A failed instalment payment incurs a fee of $10 AUD, and if the following week’s payment also fails, a further fee of $7 AUD will be charged.

In addition, while Afterpay has a fixed payment schedule, consumers who pay using a credit card should keep in mind that credit cards also have a fixed interest-free period, and that period may be shorter than Afterpay’s fixed payment schedule. As a result, consumers using Afterpay may still end up being charged interest by their credit card provider.

2. Late Payment Fees

Afterpay has introduced caps on late payment fees (applicable to all payments due on or after 30 June 2018):

(a) For each order with an original order value of less than $40 AUD: a maximum of $10 AUD in late payment fees may be charged;

(b) For each order with an original order value between $40 AUD and $272 AUD — the total late payment fees associated with the order will not exceed 25% of the original order value;

(c) For each order with an original order value exceeding $272 AUD, a maximum of $68 AUD (i.e. 4 x $17 AUD) in late payment fees may be charged.

Please note: there are no partial late payment fees, so all applicable late payment fees are either $10 AUD or $7 AUD, subject to the caps above.

3. Debt Risk

If a consumer incurs debt to Afterpay, Afterpay reserves the right to refer the debt to debt collectors.

4. Credit Rating and Credit Protection

Although Afterpay is not a traditional form of credit, using Afterpay can still affect a consumer’s credit rating. This is something consumers should take seriously — it is one of the more significant risks associated with Afterpay. Afterpay’s terms state that they reserve the right to conduct credit history checks. If a consumer fails to repay, they may be reported to a credit reporting agency such as Veda.

Afterpay is not regulated under the National Credit Code (NCC) because it does not charge interest and provides short-term credit for a period of less than 62 days. Afterpay also charges retailers a “service fee” to use its service.

As a result, consumers using Afterpay lose a certain degree of consumer credit protection. This includes protections under the National Consumer Credit Protection Act 2009, which requires credit providers to assess whether an individual is suitable to be provided with credit.

Given that Afterpay’s user base may include younger consumers who do not have significant income to meet repayments, Afterpay can carry a higher risk for some consumers — all the more reason to take these risks seriously. If a consumer experiences financial hardship and falls behind on Afterpay payments, they should contact Afterpay immediately and explain their situation.
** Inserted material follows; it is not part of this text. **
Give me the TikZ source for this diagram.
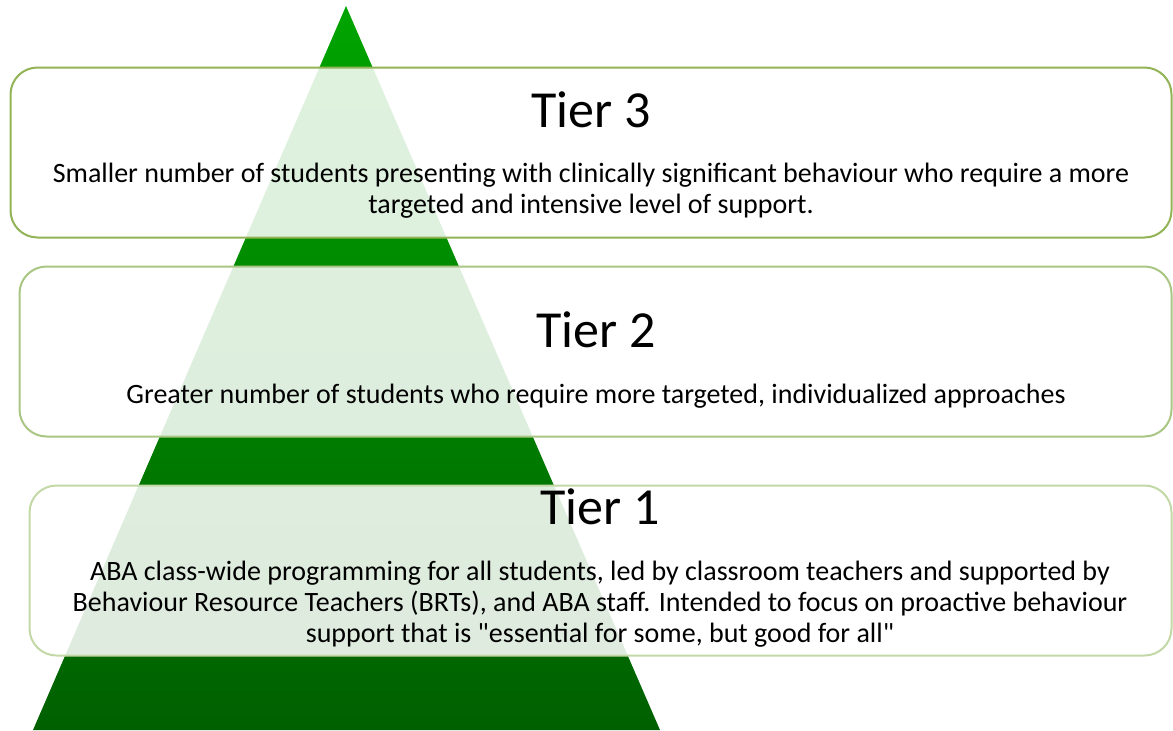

Doing so will help ensure that issues are resolved early, and will reduce the risk of incurring late payment fees or being reported to a credit reporting agency.

5. Refunds

Under the Australian Consumer Law, if the goods purchased by a consumer fail to meet the consumer guarantees — for example, if the quality is unacceptable, or the goods do not match the description in the advertising — the consumer can request a refund.

If a consumer requests a refund within 120 days of purchase and used Afterpay to buy the item, the consumer must return the goods to the retailer. The retailer must then notify Afterpay of the refund and return the full amount to Afterpay. Afterpay will then refund the consumer.

Given that a third party is involved, retailers should do their best to make the refund process quick and simple, improving the consumer’s shopping experience and maintaining a healthy customer relationship.

If You Do Need to Use Afterpay, We Recommend:

• Using only a debit card rather than a credit card

• Setting a spending limit

• Setting payment reminders to avoid unexpected late payment fees, although Afterpay will automatically set up several reminders for users

• Contacting Afterpay immediately if you experience any difficulty making repayments.

Final Thoughts

As this article has shown, Afterpay can help consumers avoid paying the full amount up front and ease payment pressure, but it also carries risks that both consumers and retailers need to be aware of. For consumers, Afterpay will charge late payment fees for payments that are not made on time, and it may also refer debts to debt collectors or credit reporting agencies. For retailers, Afterpay can complicate the refund process. Overall, whether you are a consumer or a retailer, you should follow Afterpay’s terms and conditions, along with consumer protection law and relevant business operation regulations, throughout the transaction, to avoid financial or debt-related disputes. If you have any related questions, you are always welcome to consult a qualified legal professional.